** start Given data **

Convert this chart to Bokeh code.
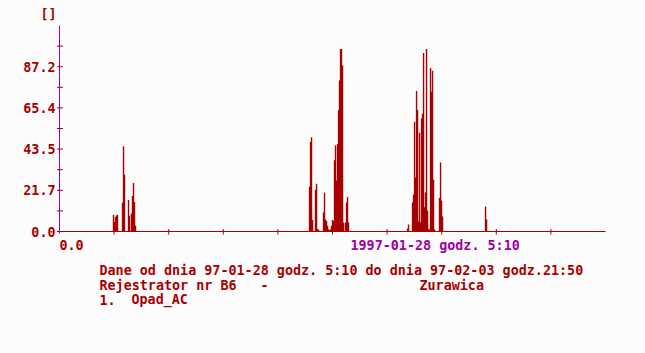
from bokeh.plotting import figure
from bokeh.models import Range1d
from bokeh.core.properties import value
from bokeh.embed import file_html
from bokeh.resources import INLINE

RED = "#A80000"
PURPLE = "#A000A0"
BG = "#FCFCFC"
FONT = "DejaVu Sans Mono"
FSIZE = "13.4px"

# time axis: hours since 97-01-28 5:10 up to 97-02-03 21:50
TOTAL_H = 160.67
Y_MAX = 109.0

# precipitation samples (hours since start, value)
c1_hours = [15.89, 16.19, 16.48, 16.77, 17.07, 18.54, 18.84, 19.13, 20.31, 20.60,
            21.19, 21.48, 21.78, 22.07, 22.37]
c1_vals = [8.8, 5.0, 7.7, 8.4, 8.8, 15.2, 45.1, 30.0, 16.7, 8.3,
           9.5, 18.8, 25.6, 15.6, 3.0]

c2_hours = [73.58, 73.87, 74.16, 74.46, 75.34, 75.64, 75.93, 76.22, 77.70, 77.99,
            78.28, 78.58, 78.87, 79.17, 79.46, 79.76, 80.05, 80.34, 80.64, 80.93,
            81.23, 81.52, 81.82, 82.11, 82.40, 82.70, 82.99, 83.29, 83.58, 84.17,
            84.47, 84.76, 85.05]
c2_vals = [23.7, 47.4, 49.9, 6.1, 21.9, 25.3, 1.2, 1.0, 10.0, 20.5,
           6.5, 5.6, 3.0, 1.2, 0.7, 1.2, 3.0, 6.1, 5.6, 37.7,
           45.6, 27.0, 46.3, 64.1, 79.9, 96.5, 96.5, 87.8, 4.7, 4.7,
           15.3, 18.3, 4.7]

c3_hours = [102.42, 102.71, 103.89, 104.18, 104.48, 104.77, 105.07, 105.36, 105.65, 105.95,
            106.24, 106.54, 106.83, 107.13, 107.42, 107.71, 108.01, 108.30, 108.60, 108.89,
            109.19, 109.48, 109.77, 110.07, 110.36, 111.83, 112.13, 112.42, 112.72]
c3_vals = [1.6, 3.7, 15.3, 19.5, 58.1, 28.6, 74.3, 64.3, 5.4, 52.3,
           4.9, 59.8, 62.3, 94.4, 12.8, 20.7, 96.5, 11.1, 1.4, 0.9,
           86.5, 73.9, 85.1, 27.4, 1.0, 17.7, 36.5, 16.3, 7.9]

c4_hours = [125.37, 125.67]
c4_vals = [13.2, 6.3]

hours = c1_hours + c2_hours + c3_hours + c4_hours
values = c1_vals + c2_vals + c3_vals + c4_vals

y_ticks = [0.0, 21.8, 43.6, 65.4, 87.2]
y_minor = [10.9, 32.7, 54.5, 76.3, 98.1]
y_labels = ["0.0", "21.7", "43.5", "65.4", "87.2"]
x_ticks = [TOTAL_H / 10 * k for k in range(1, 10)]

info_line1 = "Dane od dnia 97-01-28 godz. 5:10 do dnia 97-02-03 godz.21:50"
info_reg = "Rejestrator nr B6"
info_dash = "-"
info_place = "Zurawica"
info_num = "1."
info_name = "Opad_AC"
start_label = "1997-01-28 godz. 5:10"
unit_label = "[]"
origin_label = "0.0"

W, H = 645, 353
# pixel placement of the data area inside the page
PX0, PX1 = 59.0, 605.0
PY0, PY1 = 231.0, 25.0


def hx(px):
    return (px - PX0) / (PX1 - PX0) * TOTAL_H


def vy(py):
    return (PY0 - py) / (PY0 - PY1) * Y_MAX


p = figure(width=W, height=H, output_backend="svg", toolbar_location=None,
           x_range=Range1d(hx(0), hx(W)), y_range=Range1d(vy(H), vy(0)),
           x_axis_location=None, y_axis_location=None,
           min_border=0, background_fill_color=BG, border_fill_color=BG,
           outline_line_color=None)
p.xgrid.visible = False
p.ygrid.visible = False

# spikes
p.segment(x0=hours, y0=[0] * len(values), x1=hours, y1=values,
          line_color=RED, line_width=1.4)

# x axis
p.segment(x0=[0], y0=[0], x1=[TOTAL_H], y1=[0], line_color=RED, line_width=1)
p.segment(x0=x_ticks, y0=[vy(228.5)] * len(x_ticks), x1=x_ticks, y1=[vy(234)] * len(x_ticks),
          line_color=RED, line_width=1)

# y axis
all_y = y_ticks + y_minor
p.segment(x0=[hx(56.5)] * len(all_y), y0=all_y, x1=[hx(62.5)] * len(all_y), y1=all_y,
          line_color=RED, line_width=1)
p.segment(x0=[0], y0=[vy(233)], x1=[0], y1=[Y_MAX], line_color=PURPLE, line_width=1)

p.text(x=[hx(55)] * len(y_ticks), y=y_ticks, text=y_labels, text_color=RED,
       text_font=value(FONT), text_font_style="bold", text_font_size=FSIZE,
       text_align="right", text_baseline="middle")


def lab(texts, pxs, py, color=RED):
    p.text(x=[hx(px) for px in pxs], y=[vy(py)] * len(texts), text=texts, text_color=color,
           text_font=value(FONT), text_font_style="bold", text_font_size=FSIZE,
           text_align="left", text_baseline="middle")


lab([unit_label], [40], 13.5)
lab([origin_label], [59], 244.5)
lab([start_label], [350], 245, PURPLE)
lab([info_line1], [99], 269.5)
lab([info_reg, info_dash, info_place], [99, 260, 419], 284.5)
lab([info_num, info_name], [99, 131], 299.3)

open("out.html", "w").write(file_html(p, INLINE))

** end Given data **

> Stated task
Reproduce the data above word for word from its first line through the line that holds "9.5, 18.8, 25.6, 15.6, 3.0]", both ends included; skip pictures.

> Written reply
Convert this chart to Bokeh code.
from bokeh.plotting import figure
from bokeh.models import Range1d
from bokeh.core.properties import value
from bokeh.embed import file_html
from bokeh.resources import INLINE

RED = "#A80000"
PURPLE = "#A000A0"
BG = "#FCFCFC"
FONT = "DejaVu Sans Mono"
FSIZE = "13.4px"

# time axis: hours since 97-01-28 5:10 up to 97-02-03 21:50
TOTAL_H = 160.67
Y_MAX = 109.0

# precipitation samples (hours since start, value)
c1_hours = [15.89, 16.19, 16.48, 16.77, 17.07, 18.54, 18.84, 19.13, 20.31, 20.60,
            21.19, 21.48, 21.78, 22.07, 22.37]
c1_vals = [8.8, 5.0, 7.7, 8.4, 8.8, 15.2, 45.1, 30.0, 16.7, 8.3,
           9.5, 18.8, 25.6, 15.6, 3.0]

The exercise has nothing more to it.